Print the material below exactly as it stands, please, from its first line to the line holding "36.3, 15.2, -0.3];", with no pictures.

— Start —

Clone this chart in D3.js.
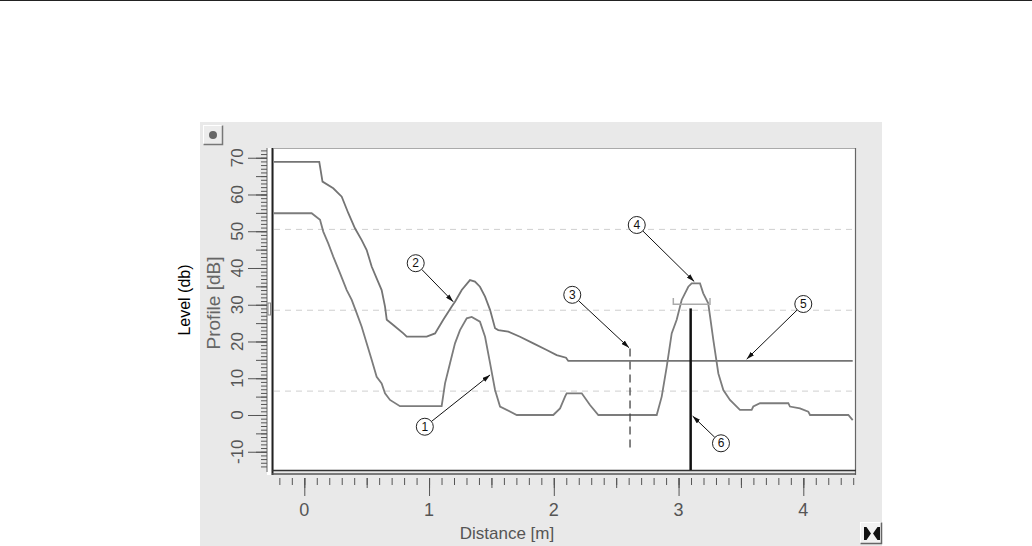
<!DOCTYPE html>
<html><head><meta charset="utf-8">
<script src="https://cdn.jsdelivr.net/npm/d3@7"></script>
<style>
body{margin:0;background:#fff;}
svg{display:block;font-family:"Liberation Sans",Arial,sans-serif;}
</style>
</head><body>
<svg id="c" width="1032" height="546"></svg>
<script>
// ---- data ----
// Upper curve (TVT-like), distance [m]
const tvtDistance = [-0.243,0.120,0.146,0.232,0.300,0.353,0.406,0.460,0.500,0.540,0.580,0.620,0.647,0.661,0.713,0.794,0.821,0.981,1.048,1.114,1.182,1.208,1.262,1.328,1.368,1.408,1.449,1.489,1.529,1.555,1.635,1.729,1.836,1.943,2.023,2.098,2.116,4.396];
const tvtDb       = [68.9,68.9,63.5,61.7,59.4,54.9,50.8,47.6,44.9,40.4,37.2,34.0,29.5,25.9,24.5,22.2,21.3,21.3,22.2,25.9,29.5,30.8,34.0,36.7,36.3,34.9,32.2,28.6,23.6,23.1,22.7,21.3,19.5,17.7,16.3,15.6,14.7,14.7];
// Lower curve (echo profile)
const echoDistance = [-0.243,0.059,0.126,0.152,0.192,0.232,0.286,0.340,0.380,0.420,0.460,0.500,0.540,0.580,0.620,0.647,0.687,0.767,1.101,1.128,1.168,1.208,1.248,1.302,1.342,1.408,1.449,1.489,1.529,1.569,1.703,1.996,2.050,2.090,2.103,2.224,2.290,2.357,2.825,2.865,2.905,2.945,2.985,3.025,3.078,3.105,3.172,3.198,3.238,3.279,3.319,3.359,3.412,3.492,3.586,3.599,3.653,3.880,3.893,3.973,4.040,4.054,4.361,4.396];
const echoDb       = [54.9,54.9,53.1,49.9,46.7,43.1,38.6,34.0,31.3,27.7,24.0,19.5,15.0,10.4,8.6,5.9,4.1,2.4,2.4,8.6,14.1,19.5,23.1,26.3,26.7,25.4,21.3,14.1,6.8,2.3,0.0,0.0,1.8,5.0,5.9,5.9,2.7,0.0,0.0,5.0,13.1,22.2,25.9,31.3,34.9,35.8,35.8,33.1,30.4,20.4,11.3,6.8,4.1,1.4,1.4,2.3,3.2,3.2,2.3,1.8,0.9,0.0,0.0,-1.4];
// Gridlines (dB)
const gridDb = [50.5, 28.5, 6.5];
// Tick labels
const xTickLabels = [0, 1, 2, 3, 4];
const yTickLabels = [-10, 0, 10, 20, 30, 40, 50, 60, 70];
// Echo marker (bracket), selected echo line, dashed blanking line
const bracketDistance = [2.958, 3.252];
const bracketDb = [31.8, 30.1];
const echoLineDistance = [3.097];
const echoLineDb = [29.0];
const blankDistance = [2.611];
const blankDb = [18.1, -10.0];
// Callouts
const calloutLabels = ["1","2","3","4","5","6"];
const calloutCircleX = [0.966, 0.893, 2.148, 2.665, 4.000, 3.340];
const calloutCircleY = [-3.2, 41.3, 32.7, 51.7, 30.2, -7.7];
const calloutTipX    = [1.489, 1.194, 2.603, 3.126, 3.546, 3.113];
const calloutTipY    = [10.9, 30.8, 18.3, 36.3, 15.2, -0.3];

// ---- layout ----
const svg = d3.select('#c');
const L = 274, R = 856, T = 148, B = 470;
const x = d3.scaleLinear().domain([-0.2429, 4.4224]).range([L, R]);
const y = d3.scaleLinear().domain([-14.97, 72.65]).range([B, T]);

// top rule
svg.append('line').attr('x1',0).attr('x2',1032).attr('y1',0.5).attr('y2',0.5).attr('stroke','#222');

// grey panel
svg.append('rect').attr('x',200).attr('y',122).attr('width',682).attr('height',424).attr('fill','#e9e9e9');

// top-left button
const btn = svg.append('g');
btn.append('rect').attr('x',203.5).attr('y',125.5).attr('width',19).attr('height',19).attr('fill','#ececec').attr('stroke','#fff');
btn.append('path').attr('d','M203.5,144.5 H222.5 V125.5').attr('fill','none').attr('stroke','#777').attr('stroke-width',1.5);
btn.append('circle').attr('cx',213).attr('cy',135).attr('r',4).attr('fill','#666');

// plot area
svg.append('rect').attr('x',L).attr('y',T).attr('width',R-L).attr('height',B-T).attr('fill','#fff');
svg.append('rect').attr('x',267).attr('y',T).attr('width',5).attr('height',B-T+5).attr('fill','#fff');

// gridlines
svg.append('g').selectAll('line').data(gridDb).join('line')
  .attr('x1',L).attr('x2',R).attr('y1',d=>y(d)).attr('y2',d=>y(d))
  .attr('stroke','#cfcfcf').attr('stroke-width',1).attr('stroke-dasharray','6,5');

// frame
svg.append('line').attr('x1',L).attr('x2',R).attr('y1',T+0.5).attr('y2',T+0.5).attr('stroke','#aaa');
svg.append('line').attr('x1',R-0.5).attr('x2',R-0.5).attr('y1',T).attr('y2',B+5).attr('stroke','#666').attr('stroke-width',1.2);
svg.append('line').attr('x1',272.5).attr('x2',272.5).attr('y1',T).attr('y2',B+5).attr('stroke','#222').attr('stroke-width',2);
svg.append('line').attr('x1',267).attr('x2',267).attr('y1',T).attr('y2',B+2).attr('stroke','#666');
svg.append('line').attr('x1',L-2).attr('x2',R).attr('y1',B+0.5).attr('y2',B+0.5).attr('stroke','#333').attr('stroke-width',1.6);
svg.append('line').attr('x1',L-2).attr('x2',R).attr('y1',B+4).attr('y2',B+4).attr('stroke','#555').attr('stroke-width',1.6);

// y ruler (axis ticks)
function yRuler(vals, size){
  const g = svg.append('g').attr('transform','translate(267,0)')
    .call(d3.axisLeft(y).tickValues(vals).tickSize(size).tickFormat(''));
  g.select('.domain').remove();
  g.selectAll('line').attr('stroke','#555');
}
yRuler(d3.range(-14, 73, 1), 6);
yRuler(d3.range(-10, 71, 5), 11);
yRuler(yTickLabels, 19);
svg.append('g').selectAll('text').data(yTickLabels).join('text')
  .attr('transform', d=>`translate(237,${y(d)}) rotate(-90)`)
  .attr('text-anchor','middle').attr('dominant-baseline','central')
  .attr('font-size',17).attr('fill','#555').text(d=>d);

// x ruler
function xRuler(vals, size){
  const g = svg.append('g').attr('transform','translate(0,478)')
    .call(d3.axisBottom(x).tickValues(vals).tickSize(size).tickFormat(''));
  g.select('.domain').remove();
  g.selectAll('line').attr('stroke','#555');
}
xRuler(d3.range(-2, 45, 1).map(i=>i/10), 7);
xRuler(d3.range(-0, 4.6, 0.5).filter(v=>v<=4.4), 10);
xRuler(xTickLabels, 18);
svg.append('g').selectAll('text').data(xTickLabels).join('text')
  .attr('x', d=>x(d)).attr('y', 516).attr('text-anchor','middle')
  .attr('font-size',18).attr('fill','#555').text(d=>d);

// axis titles
svg.append('text').attr('x',507).attr('y',539).attr('text-anchor','middle')
  .attr('font-size',17).attr('fill','#555').text('Distance [m]');
svg.append('text').attr('transform','translate(213,303) rotate(-90)').attr('text-anchor','middle')
  .attr('dominant-baseline','central').attr('font-size',19).attr('fill','#666').text('Profile [dB]');
svg.append('text').attr('transform','translate(184,300) rotate(-90)').attr('text-anchor','middle')
  .attr('dominant-baseline','central').attr('font-size',16).attr('fill','#000').text('Level (db)');
// small level marker on ruler
svg.append('rect').attr('x',268).attr('y',303).attr('width',2.5).attr('height',12).attr('fill','none').attr('stroke','#888');

// curves
const line = d3.line().x(d=>x(d[0])).y(d=>y(d[1]));
svg.append('path').datum(d3.zip(tvtDistance, tvtDb)).attr('d', line)
  .attr('fill','none').attr('stroke','#747474').attr('stroke-width',1.8);
svg.append('path').datum(d3.zip(echoDistance, echoDb)).attr('d', line)
  .attr('fill','none').attr('stroke','#7c7c7c').attr('stroke-width',1.8);

// bracket
svg.append('path')
  .attr('d', `M${x(bracketDistance[0])},${y(bracketDb[0])} V${y(bracketDb[1])} H${x(bracketDistance[1])} V${y(bracketDb[0])}`)
  .attr('fill','none').attr('stroke','#aaa').attr('stroke-width',1.5);
// selected echo line
svg.append('line').attr('x1',x(echoLineDistance[0])).attr('x2',x(echoLineDistance[0]))
  .attr('y1',y(echoLineDb[0])).attr('y2',B).attr('stroke','#111').attr('stroke-width',2.5);
// dashed line
svg.append('line').attr('x1',x(blankDistance[0])).attr('x2',x(blankDistance[0]))
  .attr('y1',y(blankDb[0])).attr('y2',y(blankDb[1])).attr('stroke','#444').attr('stroke-width',1.3)
  .attr('stroke-dasharray','8,5');

// callouts
svg.append('defs').append('marker').attr('id','arr').attr('viewBox','0 0 10 6')
  .attr('refX',10).attr('refY',3).attr('markerWidth',8).attr('markerHeight',5)
  .attr('markerUnits','userSpaceOnUse').attr('orient','auto')
  .append('path').attr('d','M0,0 L10,3 L0,6 z').attr('fill','#111');
const r = 8.5;
calloutLabels.forEach((lab,i)=>{
  const cx = x(calloutCircleX[i]), cy = y(calloutCircleY[i]);
  const tx = x(calloutTipX[i]), ty = y(calloutTipY[i]);
  const dx = tx-cx, dy = ty-cy, len = Math.hypot(dx,dy);
  svg.append('line').attr('x1',cx+dx/len*r).attr('y1',cy+dy/len*r).attr('x2',tx).attr('y2',ty)
    .attr('stroke','#111').attr('stroke-width',1).attr('marker-end','url(#arr)');
  svg.append('circle').attr('cx',cx).attr('cy',cy).attr('r',r).attr('fill','#fff').attr('stroke','#222').attr('stroke-width',1);
  svg.append('text').attr('x',cx).attr('y',cy).attr('text-anchor','middle').attr('dominant-baseline','central')
    .attr('font-size',12).attr('fill','#111').text(lab);
});

// bottom-right button
const b2 = svg.append('g');
b2.append('rect').attr('x',860.5).attr('y',522.5).attr('width',21).attr('height',21).attr('fill','#f2f2f2').attr('stroke','#fff');
b2.append('path').attr('d','M860.5,543.5 H881.5 V522.5').attr('fill','none').attr('stroke','#666').attr('stroke-width',1.5);
b2.append('path').attr('d','M864,527 h2.5 v13 h-2.5z M866.5,527 L871,533.5 L866.5,540z M877.5,527 L873,533.5 L877.5,540z M877.5,527 h2.5 v13 h-2.5z').attr('fill','#111');
</script>
</body></html>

— End —

* [EXPECTED ANSWER]:
Clone this chart in D3.js.
<!DOCTYPE html>
<html><head><meta charset="utf-8">
<script src="https://cdn.jsdelivr.net/npm/d3@7"></script>
<style>
body{margin:0;background:#fff;}
svg{display:block;font-family:"Liberation Sans",Arial,sans-serif;}
</style>
</head><body>
<svg id="c" width="1032" height="546"></svg>
<script>
// ---- data ----
// Upper curve (TVT-like), distance [m]
const tvtDistance = [-0.243,0.120,0.146,0.232,0.300,0.353,0.406,0.460,0.500,0.540,0.580,0.620,0.647,0.661,0.713,0.794,0.821,0.981,1.048,1.114,1.182,1.208,1.262,1.328,1.368,1.408,1.449,1.489,1.529,1.555,1.635,1.729,1.836,1.943,2.023,2.098,2.116,4.396];
const tvtDb       = [68.9,68.9,63.5,61.7,59.4,54.9,50.8,47.6,44.9,40.4,37.2,34.0,29.5,25.9,24.5,22.2,21.3,21.3,22.2,25.9,29.5,30.8,34.0,36.7,36.3,34.9,32.2,28.6,23.6,23.1,22.7,21.3,19.5,17.7,16.3,15.6,14.7,14.7];
// Lower curve (echo profile)
const echoDistance = [-0.243,0.059,0.126,0.152,0.192,0.232,0.286,0.340,0.380,0.420,0.460,0.500,0.540,0.580,0.620,0.647,0.687,0.767,1.101,1.128,1.168,1.208,1.248,1.302,1.342,1.408,1.449,1.489,1.529,1.569,1.703,1.996,2.050,2.090,2.103,2.224,2.290,2.357,2.825,2.865,2.905,2.945,2.985,3.025,3.078,3.105,3.172,3.198,3.238,3.279,3.319,3.359,3.412,3.492,3.586,3.599,3.653,3.880,3.893,3.973,4.040,4.054,4.361,4.396];
const echoDb       = [54.9,54.9,53.1,49.9,46.7,43.1,38.6,34.0,31.3,27.7,24.0,19.5,15.0,10.4,8.6,5.9,4.1,2.4,2.4,8.6,14.1,19.5,23.1,26.3,26.7,25.4,21.3,14.1,6.8,2.3,0.0,0.0,1.8,5.0,5.9,5.9,2.7,0.0,0.0,5.0,13.1,22.2,25.9,31.3,34.9,35.8,35.8,33.1,30.4,20.4,11.3,6.8,4.1,1.4,1.4,2.3,3.2,3.2,2.3,1.8,0.9,0.0,0.0,-1.4];
// Gridlines (dB)
const gridDb = [50.5, 28.5, 6.5];
// Tick labels
const xTickLabels = [0, 1, 2, 3, 4];
const yTickLabels = [-10, 0, 10, 20, 30, 40, 50, 60, 70];
// Echo marker (bracket), selected echo line, dashed blanking line
const bracketDistance = [2.958, 3.252];
const bracketDb = [31.8, 30.1];
const echoLineDistance = [3.097];
const echoLineDb = [29.0];
const blankDistance = [2.611];
const blankDb = [18.1, -10.0];
// Callouts
const calloutLabels = ["1","2","3","4","5","6"];
const calloutCircleX = [0.966, 0.893, 2.148, 2.665, 4.000, 3.340];
const calloutCircleY = [-3.2, 41.3, 32.7, 51.7, 30.2, -7.7];
const calloutTipX    = [1.489, 1.194, 2.603, 3.126, 3.546, 3.113];
const calloutTipY    = [10.9, 30.8, 18.3, 36.3, 15.2, -0.3];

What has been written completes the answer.